Saturday, October 16, 2010

Being Grateful - Being 60 (week 24 - by Margaret Ullrich)

I hope everyone had a wonderful Thanskgiving.  The weather has given us an extra bit of time to enjoy the outdoors before we hunker down for another Manitoba winter.

Autumn can be a lovely time.  
It can also be a sentimental time...  
A time to look back, see how things went.

So, I'm feeling a little nostalgic.


On the American Thanksgiving Day it's almost guaranteed that, along with the Macy's parade and the Kennel Club dog show, there'll be a showing of the 1947 movie Miracle on 34th Street.  It's a lovely movie which begins with the Macy's Thanksgiving Day parade.  So that - along with the reminder that Christmas is just around the corner - makes it a perfect film for the day.


I wish there was something traditional for the Canadian Thanksgiving Day.  


With all the multiculturalism in Canada, might I nominate the 1990 movie Avalon as a proper film for the day?

If you haven't seen Avalon, it's a personal story about writer-director Barry Levinson's family.  Either his Dad's or his Grandfather's generation had immigrated to Baltimore.  The movie is about the changes the family went through over the years.

There are scenes in it that, if you are a child of immigrants, really hit home.

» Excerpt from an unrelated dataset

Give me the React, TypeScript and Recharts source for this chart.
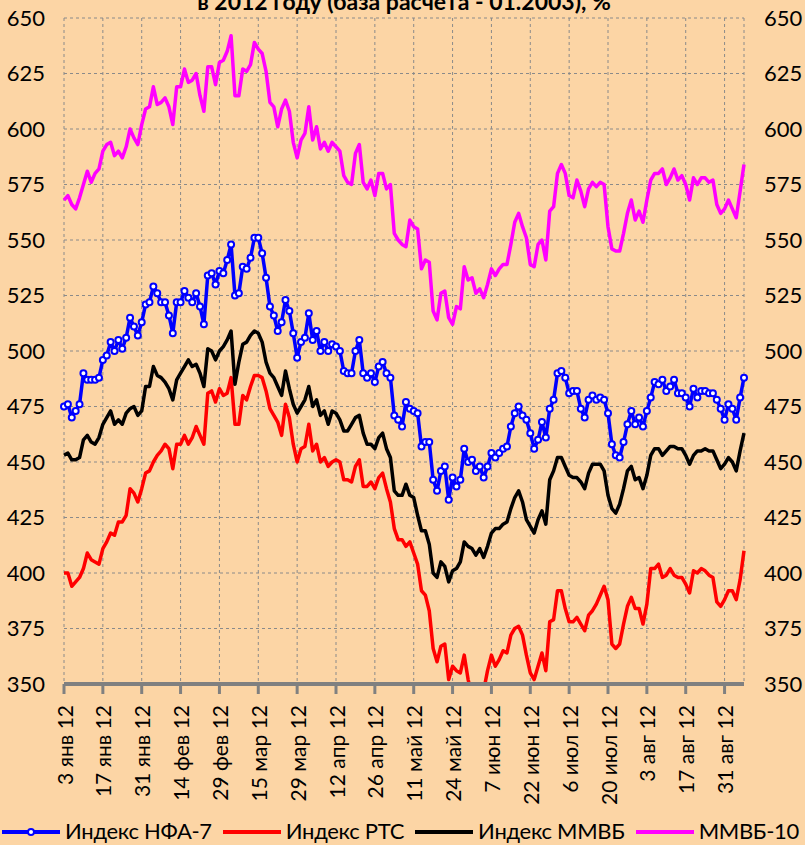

As an infant, I had immigrated with my parents to New York.  They came to join Pop's siblings who had arrived before us.  I can remember how important it was for the relatives to gather regularly.  There were struggles, but there was unity.  Everyone worked together.

At first.

Then, I don't know why, splintering happened.

Distance has nothing to do with it.  I get e mails about how this one isn't speaking to that one, even thought they live a few miles apart.


My husband is third-generation American.  He likes the movie, but can't relate to the comfort and pressures that are part of being first-generation.

He understands the splintered branches.
Lots of his relatives are just names on Christmas cards.
Always been that way.
That's just what happens.
No big deal.     
The American way.


Don't get me wrong.  
I'm grateful my family immigrated to America.  After the war, during which Malta had been terribly bombed, it seemed the only sensible thing to do.
I'm grateful my husband and I immigrated to Canada.  New York was bankrupt and losing businesses.  There weren't jobs for couples starting life.  It seemed the only sensible thing to do.

I just wish the splintering hadn't happen.
I wonder if it would've happened if we had stayed in Malta.
Is it something about America or about the people who choose to come to America?


Is it the American way, or is it just the way?